_DO THIS_.
Output each line of the material exactly as it stands.

_DATA EXTRACT_.

============

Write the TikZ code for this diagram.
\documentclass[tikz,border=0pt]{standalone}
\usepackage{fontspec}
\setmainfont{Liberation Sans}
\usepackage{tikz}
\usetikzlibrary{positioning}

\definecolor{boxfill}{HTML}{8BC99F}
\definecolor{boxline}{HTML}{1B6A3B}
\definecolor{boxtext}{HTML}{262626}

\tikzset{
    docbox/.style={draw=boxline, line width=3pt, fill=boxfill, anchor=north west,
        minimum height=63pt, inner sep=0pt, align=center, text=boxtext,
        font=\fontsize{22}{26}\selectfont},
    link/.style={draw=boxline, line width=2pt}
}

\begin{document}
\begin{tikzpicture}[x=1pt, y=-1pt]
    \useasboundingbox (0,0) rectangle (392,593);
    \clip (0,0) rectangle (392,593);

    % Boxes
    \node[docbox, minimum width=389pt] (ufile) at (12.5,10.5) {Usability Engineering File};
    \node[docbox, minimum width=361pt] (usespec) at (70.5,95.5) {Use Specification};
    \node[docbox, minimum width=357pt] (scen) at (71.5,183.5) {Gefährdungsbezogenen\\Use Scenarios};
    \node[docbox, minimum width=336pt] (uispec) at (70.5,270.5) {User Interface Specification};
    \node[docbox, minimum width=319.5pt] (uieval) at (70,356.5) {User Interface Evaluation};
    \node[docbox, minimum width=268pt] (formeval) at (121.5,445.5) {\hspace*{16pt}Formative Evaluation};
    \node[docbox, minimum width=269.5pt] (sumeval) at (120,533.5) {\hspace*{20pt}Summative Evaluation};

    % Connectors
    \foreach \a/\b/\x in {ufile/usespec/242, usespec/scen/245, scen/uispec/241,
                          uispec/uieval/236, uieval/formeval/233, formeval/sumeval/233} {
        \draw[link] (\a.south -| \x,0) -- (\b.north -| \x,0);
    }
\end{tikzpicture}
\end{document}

============

_COMPLETED TASK_.
Write the TikZ code for this diagram.
\documentclass[tikz,border=0pt]{standalone}
\usepackage{fontspec}
\setmainfont{Liberation Sans}
\usepackage{tikz}
\usetikzlibrary{positioning}

\definecolor{boxfill}{HTML}{8BC99F}
\definecolor{boxline}{HTML}{1B6A3B}
\definecolor{boxtext}{HTML}{262626}

\tikzset{
    docbox/.style={draw=boxline, line width=3pt, fill=boxfill, anchor=north west,
        minimum height=63pt, inner sep=0pt, align=center, text=boxtext,
        font=\fontsize{22}{26}\selectfont},
    link/.style={draw=boxline, line width=2pt}
}

\begin{document}
\begin{tikzpicture}[x=1pt, y=-1pt]
    \useasboundingbox (0,0) rectangle (392,593);
    \clip (0,0) rectangle (392,593);

    % Boxes
    \node[docbox, minimum width=389pt] (ufile) at (12.5,10.5) {Usability Engineering File};
    \node[docbox, minimum width=361pt] (usespec) at (70.5,95.5) {Use Specification};
    \node[docbox, minimum width=357pt] (scen) at (71.5,183.5) {Gefährdungsbezogenen\\Use Scenarios};
    \node[docbox, minimum width=336pt] (uispec) at (70.5,270.5) {User Interface Specification};
    \node[docbox, minimum width=319.5pt] (uieval) at (70,356.5) {User Interface Evaluation};
    \node[docbox, minimum width=268pt] (formeval) at (121.5,445.5) {\hspace*{16pt}Formative Evaluation};
    \node[docbox, minimum width=269.5pt] (sumeval) at (120,533.5) {\hspace*{20pt}Summative Evaluation};

    % Connectors
    \foreach \a/\b/\x in {ufile/usespec/242, usespec/scen/245, scen/uispec/241,
                          uispec/uieval/236, uieval/formeval/233, formeval/sumeval/233} {
        \draw[link] (\a.south -| \x,0) -- (\b.north -| \x,0);
    }
\end{tikzpicture}
\end{document}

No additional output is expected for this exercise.